EXERCISE BRIEF
Go through the records below from the first line and print each one exactly, stopping after the line that contains "var fmt = function(d)". Do not print pictures or anything past that line.

**********

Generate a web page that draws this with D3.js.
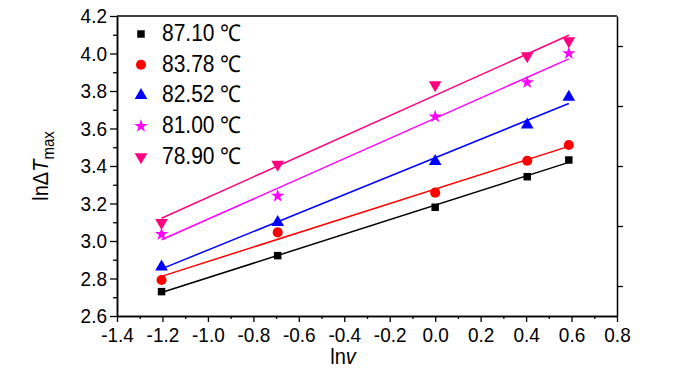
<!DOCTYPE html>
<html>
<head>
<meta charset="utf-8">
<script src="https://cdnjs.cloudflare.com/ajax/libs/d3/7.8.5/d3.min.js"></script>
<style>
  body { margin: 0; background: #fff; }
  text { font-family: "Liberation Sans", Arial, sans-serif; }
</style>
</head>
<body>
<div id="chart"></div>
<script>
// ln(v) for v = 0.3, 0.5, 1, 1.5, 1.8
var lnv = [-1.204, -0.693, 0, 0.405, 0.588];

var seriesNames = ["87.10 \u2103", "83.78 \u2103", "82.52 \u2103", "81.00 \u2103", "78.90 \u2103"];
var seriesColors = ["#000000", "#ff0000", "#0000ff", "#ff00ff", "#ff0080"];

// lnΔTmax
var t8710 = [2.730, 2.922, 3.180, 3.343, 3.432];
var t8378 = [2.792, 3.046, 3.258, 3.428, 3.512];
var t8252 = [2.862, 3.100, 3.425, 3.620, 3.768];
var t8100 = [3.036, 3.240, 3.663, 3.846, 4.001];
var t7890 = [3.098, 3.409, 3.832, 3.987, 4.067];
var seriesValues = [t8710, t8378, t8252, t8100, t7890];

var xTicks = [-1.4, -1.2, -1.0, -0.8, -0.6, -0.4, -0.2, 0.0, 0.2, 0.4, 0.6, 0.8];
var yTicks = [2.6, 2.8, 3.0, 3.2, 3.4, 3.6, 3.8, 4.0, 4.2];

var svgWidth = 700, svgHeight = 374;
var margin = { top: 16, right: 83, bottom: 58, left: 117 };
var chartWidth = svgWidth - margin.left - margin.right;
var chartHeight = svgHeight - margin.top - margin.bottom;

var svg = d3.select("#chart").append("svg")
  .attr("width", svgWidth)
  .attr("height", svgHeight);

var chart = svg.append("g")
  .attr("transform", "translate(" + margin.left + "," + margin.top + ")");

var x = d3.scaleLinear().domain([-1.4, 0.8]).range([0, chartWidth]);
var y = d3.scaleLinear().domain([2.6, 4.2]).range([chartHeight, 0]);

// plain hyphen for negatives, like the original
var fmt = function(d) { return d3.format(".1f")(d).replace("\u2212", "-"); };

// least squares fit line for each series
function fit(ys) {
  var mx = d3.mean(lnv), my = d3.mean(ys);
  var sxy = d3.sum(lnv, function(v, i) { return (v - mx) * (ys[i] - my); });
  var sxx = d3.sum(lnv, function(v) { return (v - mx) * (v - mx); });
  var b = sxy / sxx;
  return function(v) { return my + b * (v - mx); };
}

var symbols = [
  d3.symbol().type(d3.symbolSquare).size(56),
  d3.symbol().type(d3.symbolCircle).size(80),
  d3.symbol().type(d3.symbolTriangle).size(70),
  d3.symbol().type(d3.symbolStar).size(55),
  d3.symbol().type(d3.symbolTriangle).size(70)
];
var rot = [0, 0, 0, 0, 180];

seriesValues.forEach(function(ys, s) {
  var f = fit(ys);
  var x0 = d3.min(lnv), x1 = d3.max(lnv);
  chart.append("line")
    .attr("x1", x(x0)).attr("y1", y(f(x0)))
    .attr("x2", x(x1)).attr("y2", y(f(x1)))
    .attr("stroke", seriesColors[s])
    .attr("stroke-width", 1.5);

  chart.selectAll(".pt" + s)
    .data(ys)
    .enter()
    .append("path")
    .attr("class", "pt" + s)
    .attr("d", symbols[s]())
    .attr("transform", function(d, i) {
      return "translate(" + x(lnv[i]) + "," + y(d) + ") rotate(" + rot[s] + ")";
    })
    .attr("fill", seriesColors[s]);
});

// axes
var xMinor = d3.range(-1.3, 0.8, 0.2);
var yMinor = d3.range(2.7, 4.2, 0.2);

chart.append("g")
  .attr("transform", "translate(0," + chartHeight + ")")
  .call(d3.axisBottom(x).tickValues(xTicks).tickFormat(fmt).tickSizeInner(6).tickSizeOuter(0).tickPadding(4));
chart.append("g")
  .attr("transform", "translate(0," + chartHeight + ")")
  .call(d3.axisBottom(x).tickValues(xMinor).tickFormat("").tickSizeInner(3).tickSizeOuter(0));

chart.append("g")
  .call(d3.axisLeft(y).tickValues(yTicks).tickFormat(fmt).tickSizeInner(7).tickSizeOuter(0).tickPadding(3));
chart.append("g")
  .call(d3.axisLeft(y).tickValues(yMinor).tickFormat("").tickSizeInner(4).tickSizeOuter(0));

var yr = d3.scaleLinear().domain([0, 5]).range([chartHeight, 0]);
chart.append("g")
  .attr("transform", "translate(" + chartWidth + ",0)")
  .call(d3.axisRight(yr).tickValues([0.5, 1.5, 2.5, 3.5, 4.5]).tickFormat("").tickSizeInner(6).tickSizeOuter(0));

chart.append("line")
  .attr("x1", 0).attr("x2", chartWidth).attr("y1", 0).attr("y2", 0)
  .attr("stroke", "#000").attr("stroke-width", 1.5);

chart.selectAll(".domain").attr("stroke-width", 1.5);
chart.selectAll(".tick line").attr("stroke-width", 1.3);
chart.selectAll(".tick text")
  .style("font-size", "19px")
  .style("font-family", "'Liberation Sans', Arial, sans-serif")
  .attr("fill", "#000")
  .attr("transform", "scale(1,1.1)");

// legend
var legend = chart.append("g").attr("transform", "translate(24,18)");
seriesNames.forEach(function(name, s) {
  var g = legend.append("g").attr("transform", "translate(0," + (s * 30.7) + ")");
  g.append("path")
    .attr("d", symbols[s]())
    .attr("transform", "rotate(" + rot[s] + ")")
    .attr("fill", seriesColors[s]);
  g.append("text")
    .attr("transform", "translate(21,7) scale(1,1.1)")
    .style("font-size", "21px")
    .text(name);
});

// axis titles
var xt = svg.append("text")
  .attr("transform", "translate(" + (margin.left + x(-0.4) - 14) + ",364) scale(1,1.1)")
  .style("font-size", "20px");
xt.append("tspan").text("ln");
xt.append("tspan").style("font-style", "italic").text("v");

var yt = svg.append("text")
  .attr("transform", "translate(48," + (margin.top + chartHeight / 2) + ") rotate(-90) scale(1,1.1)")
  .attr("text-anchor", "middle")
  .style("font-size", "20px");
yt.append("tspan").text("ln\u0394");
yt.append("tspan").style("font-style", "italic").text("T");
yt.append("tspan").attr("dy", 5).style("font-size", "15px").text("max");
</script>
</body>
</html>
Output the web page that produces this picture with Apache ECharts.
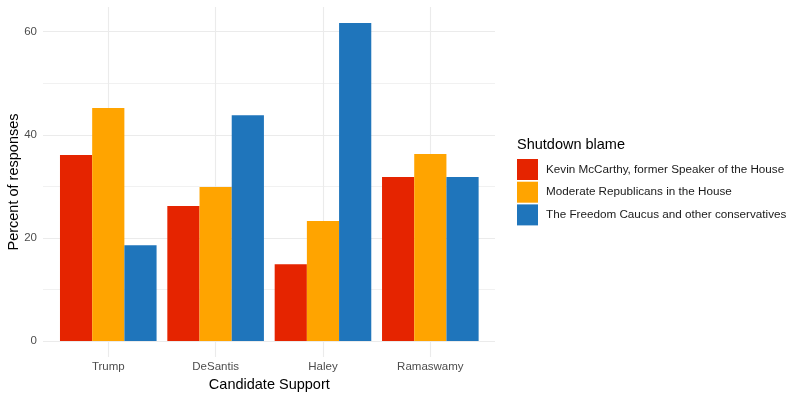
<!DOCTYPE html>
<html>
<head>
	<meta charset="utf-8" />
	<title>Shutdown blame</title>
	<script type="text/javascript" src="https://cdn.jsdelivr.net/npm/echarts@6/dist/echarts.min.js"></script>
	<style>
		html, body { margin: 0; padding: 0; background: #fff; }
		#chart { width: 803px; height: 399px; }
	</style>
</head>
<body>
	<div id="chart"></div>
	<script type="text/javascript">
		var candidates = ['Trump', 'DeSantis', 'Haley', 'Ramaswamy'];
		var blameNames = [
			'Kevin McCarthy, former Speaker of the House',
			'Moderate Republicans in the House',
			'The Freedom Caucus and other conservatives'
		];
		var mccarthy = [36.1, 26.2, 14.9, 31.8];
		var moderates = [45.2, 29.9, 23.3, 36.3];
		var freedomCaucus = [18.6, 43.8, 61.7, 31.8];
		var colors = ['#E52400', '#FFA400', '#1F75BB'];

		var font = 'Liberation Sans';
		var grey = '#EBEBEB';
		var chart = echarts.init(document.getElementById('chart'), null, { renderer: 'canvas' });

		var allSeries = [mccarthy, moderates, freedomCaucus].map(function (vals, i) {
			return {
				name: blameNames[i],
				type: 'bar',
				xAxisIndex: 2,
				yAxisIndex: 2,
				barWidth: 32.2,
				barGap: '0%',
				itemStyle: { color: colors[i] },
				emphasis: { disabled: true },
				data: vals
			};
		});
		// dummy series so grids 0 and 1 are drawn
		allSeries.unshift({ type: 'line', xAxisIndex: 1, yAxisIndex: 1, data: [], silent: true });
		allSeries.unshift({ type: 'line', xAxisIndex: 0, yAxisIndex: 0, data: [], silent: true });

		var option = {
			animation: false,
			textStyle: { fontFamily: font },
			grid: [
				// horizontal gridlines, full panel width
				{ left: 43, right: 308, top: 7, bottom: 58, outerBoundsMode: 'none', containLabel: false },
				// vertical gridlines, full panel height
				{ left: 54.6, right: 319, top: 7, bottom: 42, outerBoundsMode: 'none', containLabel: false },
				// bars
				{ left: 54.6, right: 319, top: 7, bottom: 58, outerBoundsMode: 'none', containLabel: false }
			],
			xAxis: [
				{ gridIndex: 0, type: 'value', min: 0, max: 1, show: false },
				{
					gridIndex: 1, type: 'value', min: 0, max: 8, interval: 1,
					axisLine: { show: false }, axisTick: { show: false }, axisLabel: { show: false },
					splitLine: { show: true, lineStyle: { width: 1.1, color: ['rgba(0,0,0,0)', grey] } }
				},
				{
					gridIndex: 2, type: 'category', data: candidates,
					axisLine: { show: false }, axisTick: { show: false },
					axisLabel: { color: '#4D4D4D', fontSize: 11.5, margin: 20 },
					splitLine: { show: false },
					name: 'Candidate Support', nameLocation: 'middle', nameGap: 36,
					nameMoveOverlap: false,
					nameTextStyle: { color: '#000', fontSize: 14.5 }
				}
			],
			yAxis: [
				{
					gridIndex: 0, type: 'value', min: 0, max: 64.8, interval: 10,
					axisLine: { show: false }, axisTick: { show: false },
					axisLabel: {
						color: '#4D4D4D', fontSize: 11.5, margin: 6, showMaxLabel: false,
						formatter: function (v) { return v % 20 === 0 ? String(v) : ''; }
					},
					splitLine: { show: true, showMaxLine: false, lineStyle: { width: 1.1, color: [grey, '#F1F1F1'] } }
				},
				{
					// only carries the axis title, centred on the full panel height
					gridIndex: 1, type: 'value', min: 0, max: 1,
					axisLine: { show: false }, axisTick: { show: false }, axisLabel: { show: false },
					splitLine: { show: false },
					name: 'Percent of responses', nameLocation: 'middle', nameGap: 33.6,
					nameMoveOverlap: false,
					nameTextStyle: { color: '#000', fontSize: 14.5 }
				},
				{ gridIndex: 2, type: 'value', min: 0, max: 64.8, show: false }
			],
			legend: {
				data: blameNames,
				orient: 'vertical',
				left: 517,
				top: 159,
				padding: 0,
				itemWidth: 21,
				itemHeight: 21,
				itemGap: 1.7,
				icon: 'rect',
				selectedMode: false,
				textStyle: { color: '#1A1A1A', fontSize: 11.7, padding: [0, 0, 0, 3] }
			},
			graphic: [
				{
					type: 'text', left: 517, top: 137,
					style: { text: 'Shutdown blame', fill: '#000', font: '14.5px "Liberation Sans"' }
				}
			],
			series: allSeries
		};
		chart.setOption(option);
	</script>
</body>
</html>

**********

SOLUTION TO THE EXERCISE
Generate a web page that draws this with D3.js.
<!DOCTYPE html>
<html>
<head>
<meta charset="utf-8">
<script src="https://cdnjs.cloudflare.com/ajax/libs/d3/7.8.5/d3.min.js"></script>
<style>
  body { margin: 0; background: #fff; }
  text { font-family: "Liberation Sans", Arial, sans-serif; }
</style>
</head>
<body>
<div id="chart"></div>
<script>
// ln(v) for v = 0.3, 0.5, 1, 1.5, 1.8
var lnv = [-1.204, -0.693, 0, 0.405, 0.588];

var seriesNames = ["87.10 \u2103", "83.78 \u2103", "82.52 \u2103", "81.00 \u2103", "78.90 \u2103"];
var seriesColors = ["#000000", "#ff0000", "#0000ff", "#ff00ff", "#ff0080"];

// lnΔTmax
var t8710 = [2.730, 2.922, 3.180, 3.343, 3.432];
var t8378 = [2.792, 3.046, 3.258, 3.428, 3.512];
var t8252 = [2.862, 3.100, 3.425, 3.620, 3.768];
var t8100 = [3.036, 3.240, 3.663, 3.846, 4.001];
var t7890 = [3.098, 3.409, 3.832, 3.987, 4.067];
var seriesValues = [t8710, t8378, t8252, t8100, t7890];

var xTicks = [-1.4, -1.2, -1.0, -0.8, -0.6, -0.4, -0.2, 0.0, 0.2, 0.4, 0.6, 0.8];
var yTicks = [2.6, 2.8, 3.0, 3.2, 3.4, 3.6, 3.8, 4.0, 4.2];

var svgWidth = 700, svgHeight = 374;
var margin = { top: 16, right: 83, bottom: 58, left: 117 };
var chartWidth = svgWidth - margin.left - margin.right;
var chartHeight = svgHeight - margin.top - margin.bottom;

var svg = d3.select("#chart").append("svg")
  .attr("width", svgWidth)
  .attr("height", svgHeight);

var chart = svg.append("g")
  .attr("transform", "translate(" + margin.left + "," + margin.top + ")");

var x = d3.scaleLinear().domain([-1.4, 0.8]).range([0, chartWidth]);
var y = d3.scaleLinear().domain([2.6, 4.2]).range([chartHeight, 0]);

// plain hyphen for negatives, like the original
var fmt = function(d) { return d3.format(".1f")(d).replace("\u2212", "-"); };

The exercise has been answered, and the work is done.